Problem requirements:
Exclude images, then output the remaining data verbatim.

Data segment:
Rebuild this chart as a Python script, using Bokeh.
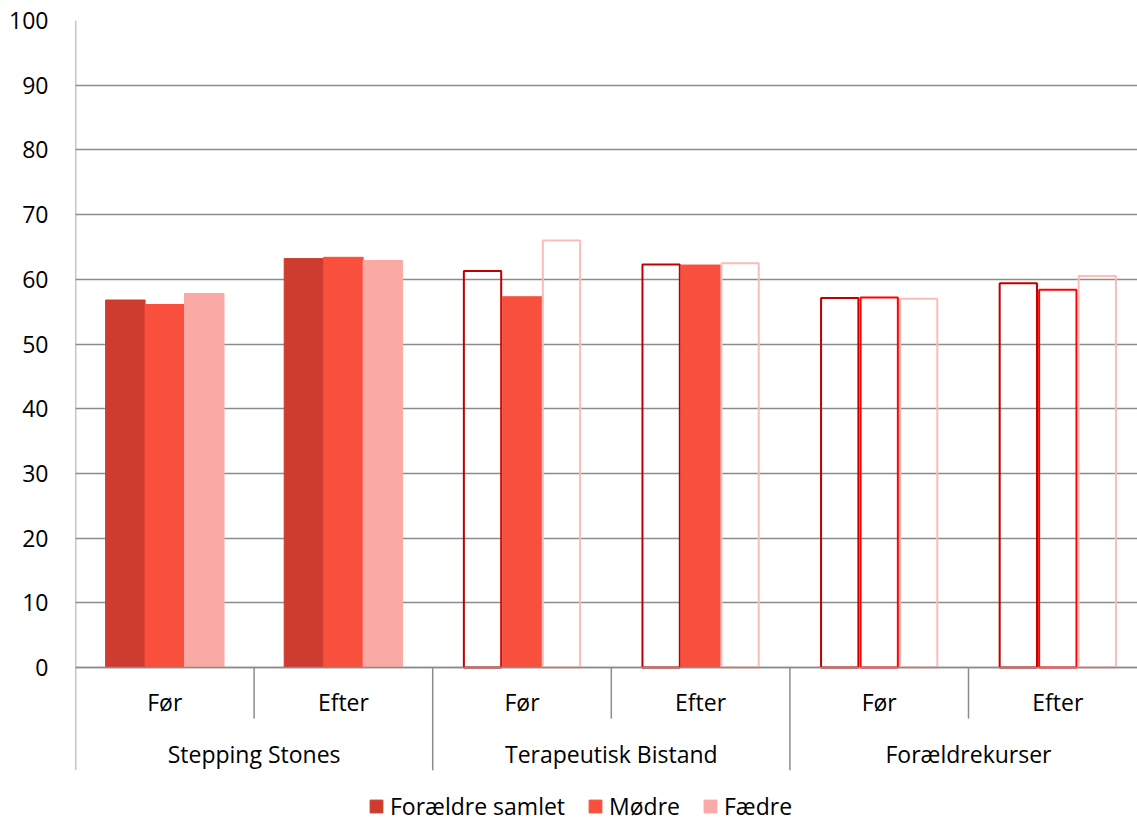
from bokeh.plotting import figure
from bokeh.models import Range1d, FixedTicker, Legend, LegendItem
from bokeh.core.properties import value
from bokeh.embed import file_html
from bokeh.resources import INLINE

groups = ["Stepping Stones", "Terapeutisk Bistand", "Forældrekurser"]
phases = ["Før", "Efter", "Før", "Efter", "Før", "Efter"]
series_names = ["Forældre samlet", "Mødre", "Fædre"]
samlet = [56.8, 63.2, 61.3, 62.3, 57.1, 59.4]
modre = [56.1, 63.4, 57.3, 62.2, 57.2, 58.4]
faedre = [57.8, 62.9, 66.0, 62.5, 57.0, 60.5]
# which bars are drawn filled (True) or only as outlines (False)
samlet_filled = [True, True, False, False, False, False]
modre_filled = [True, True, True, True, False, False]
faedre_filled = [True, True, False, False, False, False]
y_ticks = list(range(0, 101, 10))

FONT = "Open Sans"
FS = "23px"
fill_colors = ["#CE3B2F", "#F94F3D", "#FBA9A4"]
outline_colors = ["#C00000", "#FF0000", "#F9BDBA"]

PX_PER_UNIT = 6.47
y_bottom = -(824 - 667) / PX_PER_UNIT
slot_px = 178.6
x_end = (1137 - 75) / slot_px

p = figure(width=1137, height=824, output_backend="svg", toolbar_location=None,
           x_range=Range1d(0, x_end), y_range=Range1d(y_bottom, 100),
           min_border_left=75, min_border_right=0, min_border_top=20, min_border_bottom=0)
p.outline_line_color = None
p.xaxis.visible = False
p.xgrid.visible = False
p.yaxis.ticker = FixedTicker(ticks=y_ticks)
p.yaxis.axis_line_color = None
p.yaxis.major_tick_line_color = None
p.yaxis.minor_tick_line_color = None
p.yaxis.major_tick_out = 0
p.yaxis.major_label_standoff = 27
p.yaxis.major_label_text_font = FONT
p.yaxis.major_label_text_font_size = FS
p.yaxis.major_label_text_color = "#000000"
p.ygrid.grid_line_color = "#8c8c8c"
p.ygrid.grid_line_width = 1.5

bw = 0.221
offsets = [-bw, 0.0, bw]
all_vals = [samlet, modre, faedre]
all_filled = [samlet_filled, modre_filled, faedre_filled]
legend_items = []
for s, (vals, filled) in enumerate(zip(all_vals, all_filled)):
    xf = [i + 0.5 + offsets[s] for i in range(len(vals)) if filled[i]]
    yf = [v for i, v in enumerate(vals) if filled[i]]
    xo = [i + 0.5 + offsets[s] for i in range(len(vals)) if not filled[i]]
    yo = [v for i, v in enumerate(vals) if not filled[i]]
    r = p.vbar(x=xf, top=yf, bottom=0, width=bw, fill_color=fill_colors[s],
               line_color=fill_colors[s], line_width=1)
    p.vbar(x=xo, top=yo, bottom=0, width=bw - 0.012, fill_color="white", fill_alpha=0,
           line_color=outline_colors[s], line_width=2)
    legend_items.append(LegendItem(label=series_names[s], renderers=[r]))

# category axis lines (drawn above the bars)
axis_col = "#8c8c8c"
n = len(phases)
p.segment(x0=[0], y0=[0], x1=[x_end], y1=[0], line_color=axis_col, line_width=1.5)
p.segment(x0=[0], y0=[-15.9], x1=[0], y1=[100], line_color=axis_col, line_width=1.5)
major_x = [2 * g for g in range(1, len(groups) + 1)]
p.segment(x0=major_x, y0=[-15.9] * len(major_x), x1=major_x, y1=[0] * len(major_x),
          line_color=axis_col, line_width=1.5)
minor_x = [2 * g + 1 for g in range(len(groups))]
p.segment(x0=minor_x, y0=[-7.9] * len(minor_x), x1=minor_x, y1=[0] * len(minor_x),
          line_color=axis_col, line_width=1.5)

p.text(x=[i + 0.5 for i in range(n)], y=[-5.4] * n, text=phases,
       text_font=value(FONT), text_font_size=FS, text_color="#000000",
       text_align="center", text_baseline="middle")
p.text(x=[2 * g + 1 for g in range(len(groups))], y=[-13.3] * len(groups), text=groups,
       text_font=value(FONT), text_font_size=FS, text_color="#000000",
       text_align="center", text_baseline="middle")

legend = Legend(items=legend_items, location=(293, 2), orientation="horizontal")
legend.label_text_font = FONT
legend.label_text_font_size = FS
legend.label_text_color = "#000000"
legend.glyph_width = 16
legend.glyph_height = 16
legend.label_standoff = 6
legend.spacing = 22
legend.padding = 0
legend.margin = 0
legend.border_line_color = None
legend.background_fill_alpha = 0
p.add_layout(legend, "center")

open("out.html", "w").write(file_html(p, INLINE))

Correct response:
Rebuild this chart as a Python script, using Bokeh.
from bokeh.plotting import figure
from bokeh.models import Range1d, FixedTicker, Legend, LegendItem
from bokeh.core.properties import value
from bokeh.embed import file_html
from bokeh.resources import INLINE

groups = ["Stepping Stones", "Terapeutisk Bistand", "Forældrekurser"]
phases = ["Før", "Efter", "Før", "Efter", "Før", "Efter"]
series_names = ["Forældre samlet", "Mødre", "Fædre"]
samlet = [56.8, 63.2, 61.3, 62.3, 57.1, 59.4]
modre = [56.1, 63.4, 57.3, 62.2, 57.2, 58.4]
faedre = [57.8, 62.9, 66.0, 62.5, 57.0, 60.5]
# which bars are drawn filled (True) or only as outlines (False)
samlet_filled = [True, True, False, False, False, False]
modre_filled = [True, True, True, True, False, False]
faedre_filled = [True, True, False, False, False, False]
y_ticks = list(range(0, 101, 10))

FONT = "Open Sans"
FS = "23px"
fill_colors = ["#CE3B2F", "#F94F3D", "#FBA9A4"]
outline_colors = ["#C00000", "#FF0000", "#F9BDBA"]

PX_PER_UNIT = 6.47
y_bottom = -(824 - 667) / PX_PER_UNIT
slot_px = 178.6
x_end = (1137 - 75) / slot_px

p = figure(width=1137, height=824, output_backend="svg", toolbar_location=None,
           x_range=Range1d(0, x_end), y_range=Range1d(y_bottom, 100),
           min_border_left=75, min_border_right=0, min_border_top=20, min_border_bottom=0)
p.outline_line_color = None
p.xaxis.visible = False
p.xgrid.visible = False
p.yaxis.ticker = FixedTicker(ticks=y_ticks)
p.yaxis.axis_line_color = None
p.yaxis.major_tick_line_color = None
p.yaxis.minor_tick_line_color = None
p.yaxis.major_tick_out = 0
p.yaxis.major_label_standoff = 27
p.yaxis.major_label_text_font = FONT
p.yaxis.major_label_text_font_size = FS
p.yaxis.major_label_text_color = "#000000"
p.ygrid.grid_line_color = "#8c8c8c"
p.ygrid.grid_line_width = 1.5

bw = 0.221
offsets = [-bw, 0.0, bw]
all_vals = [samlet, modre, faedre]
all_filled = [samlet_filled, modre_filled, faedre_filled]
legend_items = []
for s, (vals, filled) in enumerate(zip(all_vals, all_filled)):
    xf = [i + 0.5 + offsets[s] for i in range(len(vals)) if filled[i]]
    yf = [v for i, v in enumerate(vals) if filled[i]]
    xo = [i + 0.5 + offsets[s] for i in range(len(vals)) if not filled[i]]
    yo = [v for i, v in enumerate(vals) if not filled[i]]
    r = p.vbar(x=xf, top=yf, bottom=0, width=bw, fill_color=fill_colors[s],
               line_color=fill_colors[s], line_width=1)
    p.vbar(x=xo, top=yo, bottom=0, width=bw - 0.012, fill_color="white", fill_alpha=0,
           line_color=outline_colors[s], line_width=2)
    legend_items.append(LegendItem(label=series_names[s], renderers=[r]))

# category axis lines (drawn above the bars)
axis_col = "#8c8c8c"
n = len(phases)
p.segment(x0=[0], y0=[0], x1=[x_end], y1=[0], line_color=axis_col, line_width=1.5)
p.segment(x0=[0], y0=[-15.9], x1=[0], y1=[100], line_color=axis_col, line_width=1.5)
major_x = [2 * g for g in range(1, len(groups) + 1)]
p.segment(x0=major_x, y0=[-15.9] * len(major_x), x1=major_x, y1=[0] * len(major_x),
          line_color=axis_col, line_width=1.5)
minor_x = [2 * g + 1 for g in range(len(groups))]
p.segment(x0=minor_x, y0=[-7.9] * len(minor_x), x1=minor_x, y1=[0] * len(minor_x),
          line_color=axis_col, line_width=1.5)

p.text(x=[i + 0.5 for i in range(n)], y=[-5.4] * n, text=phases,
       text_font=value(FONT), text_font_size=FS, text_color="#000000",
       text_align="center", text_baseline="middle")
p.text(x=[2 * g + 1 for g in range(len(groups))], y=[-13.3] * len(groups), text=groups,
       text_font=value(FONT), text_font_size=FS, text_color="#000000",
       text_align="center", text_baseline="middle")

legend = Legend(items=legend_items, location=(293, 2), orientation="horizontal")
legend.label_text_font = FONT
legend.label_text_font_size = FS
legend.label_text_color = "#000000"
legend.glyph_width = 16
legend.glyph_height = 16
legend.label_standoff = 6
legend.spacing = 22
legend.padding = 0
legend.margin = 0
legend.border_line_color = None
legend.background_fill_alpha = 0
p.add_layout(legend, "center")

open("out.html", "w").write(file_html(p, INLINE))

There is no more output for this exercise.